PARIS — France expects to increase its contribution to the 20-nation European Space Agency () by 3.7 percent in 2013, a figure that should allow France to maintain its position in agreed-to ESA programs while continuing to pay down French debt to the agency, the French Research Ministry announced Sept. 28.
In budget documents sent Sept. 28 to the French parliament as part of the government’s overall spending plan for 2013, the Research Ministry said France would be directing 799 million euros ($1.04 billion) to ESA in 2013, an increase of 3.7 percent compared to 2012.
The investment “will guarantee both France’s commitments [to ESA programs] and will help pay down debt,” the ministry said in its statement.

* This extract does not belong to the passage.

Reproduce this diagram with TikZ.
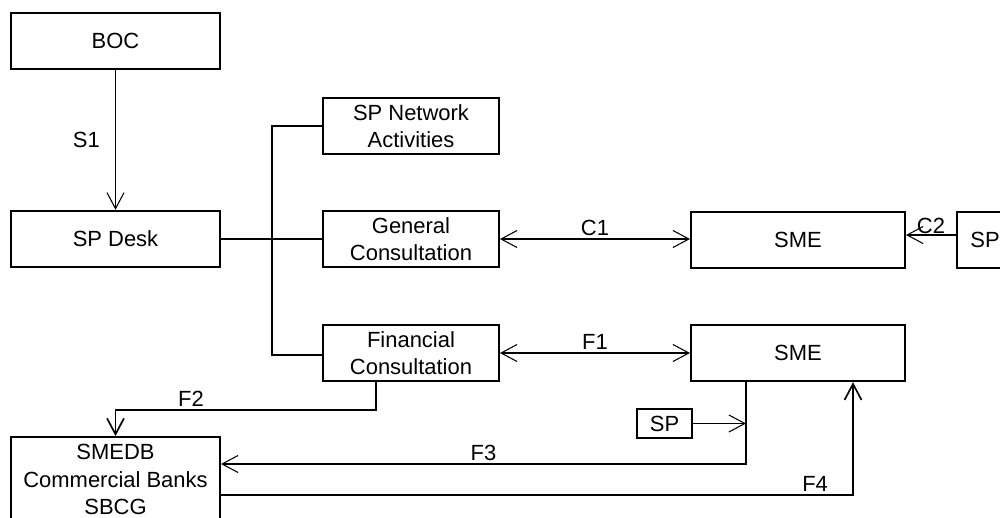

The French space agency, CNES, ran up a large debt to ESA nearly 10 years ago following a failure of the Ariane 5 heavy-lift rocket that required a large unforeseen bailout of the system by ESA governments, led by France.
As of last January, the debt had been reduced to 376 million euros. CNES officials said that they should be able to reduce it by at least 17 million euros by the end of 2012, and perhaps by as much as 51 million euros.
The French Ministry of Defense, which also contributes to the annual CNES budget but in a lesser measure than the Research Ministry, said Sept. 28 that its funding for dual-use technologies, mainly space and security, would total 193 million euros in 2013.
It was not immediately clear from the Research Ministry’s budget document what CNES’s 2013 budget would be for non-ESA programs, meaning French national space efforts and those conducted multilaterally but outside of the ESA context. That budget is usually about equal to the ESA contribution.